# [What you are asked to do]
You are to retype all of the data exactly as it appears.

# [Dataset section]

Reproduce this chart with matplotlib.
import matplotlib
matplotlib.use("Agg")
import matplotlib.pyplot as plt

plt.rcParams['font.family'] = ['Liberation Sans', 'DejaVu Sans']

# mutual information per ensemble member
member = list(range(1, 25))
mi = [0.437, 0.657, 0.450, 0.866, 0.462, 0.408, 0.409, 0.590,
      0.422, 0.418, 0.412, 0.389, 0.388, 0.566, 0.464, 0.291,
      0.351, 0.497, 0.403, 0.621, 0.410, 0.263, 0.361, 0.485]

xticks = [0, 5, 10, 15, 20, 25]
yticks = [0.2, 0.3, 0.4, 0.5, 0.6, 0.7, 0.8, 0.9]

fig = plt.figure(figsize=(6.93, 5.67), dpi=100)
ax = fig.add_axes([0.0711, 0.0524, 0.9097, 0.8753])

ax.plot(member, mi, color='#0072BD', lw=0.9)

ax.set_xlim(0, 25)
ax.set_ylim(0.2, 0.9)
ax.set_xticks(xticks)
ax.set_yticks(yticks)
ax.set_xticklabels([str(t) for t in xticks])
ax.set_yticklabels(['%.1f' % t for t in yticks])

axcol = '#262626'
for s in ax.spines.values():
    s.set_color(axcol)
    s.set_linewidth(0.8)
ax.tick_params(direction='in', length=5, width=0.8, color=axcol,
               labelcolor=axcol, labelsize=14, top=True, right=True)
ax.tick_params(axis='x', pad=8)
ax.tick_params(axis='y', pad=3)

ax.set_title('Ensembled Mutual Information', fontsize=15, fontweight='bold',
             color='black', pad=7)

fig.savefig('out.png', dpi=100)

# [Result of this task]
Reproduce this chart with matplotlib.
import matplotlib
matplotlib.use("Agg")
import matplotlib.pyplot as plt

plt.rcParams['font.family'] = ['Liberation Sans', 'DejaVu Sans']

# mutual information per ensemble member
member = list(range(1, 25))
mi = [0.437, 0.657, 0.450, 0.866, 0.462, 0.408, 0.409, 0.590,
      0.422, 0.418, 0.412, 0.389, 0.388, 0.566, 0.464, 0.291,
      0.351, 0.497, 0.403, 0.621, 0.410, 0.263, 0.361, 0.485]

xticks = [0, 5, 10, 15, 20, 25]
yticks = [0.2, 0.3, 0.4, 0.5, 0.6, 0.7, 0.8, 0.9]

fig = plt.figure(figsize=(6.93, 5.67), dpi=100)
ax = fig.add_axes([0.0711, 0.0524, 0.9097, 0.8753])

ax.plot(member, mi, color='#0072BD', lw=0.9)

ax.set_xlim(0, 25)
ax.set_ylim(0.2, 0.9)
ax.set_xticks(xticks)
ax.set_yticks(yticks)
ax.set_xticklabels([str(t) for t in xticks])
ax.set_yticklabels(['%.1f' % t for t in yticks])

axcol = '#262626'
for s in ax.spines.values():
    s.set_color(axcol)
    s.set_linewidth(0.8)
ax.tick_params(direction='in', length=5, width=0.8, color=axcol,
               labelcolor=axcol, labelsize=14, top=True, right=True)
ax.tick_params(axis='x', pad=8)
ax.tick_params(axis='y', pad=3)

ax.set_title('Ensembled Mutual Information', fontsize=15, fontweight='bold',
             color='black', pad=7)

fig.savefig('out.png', dpi=100)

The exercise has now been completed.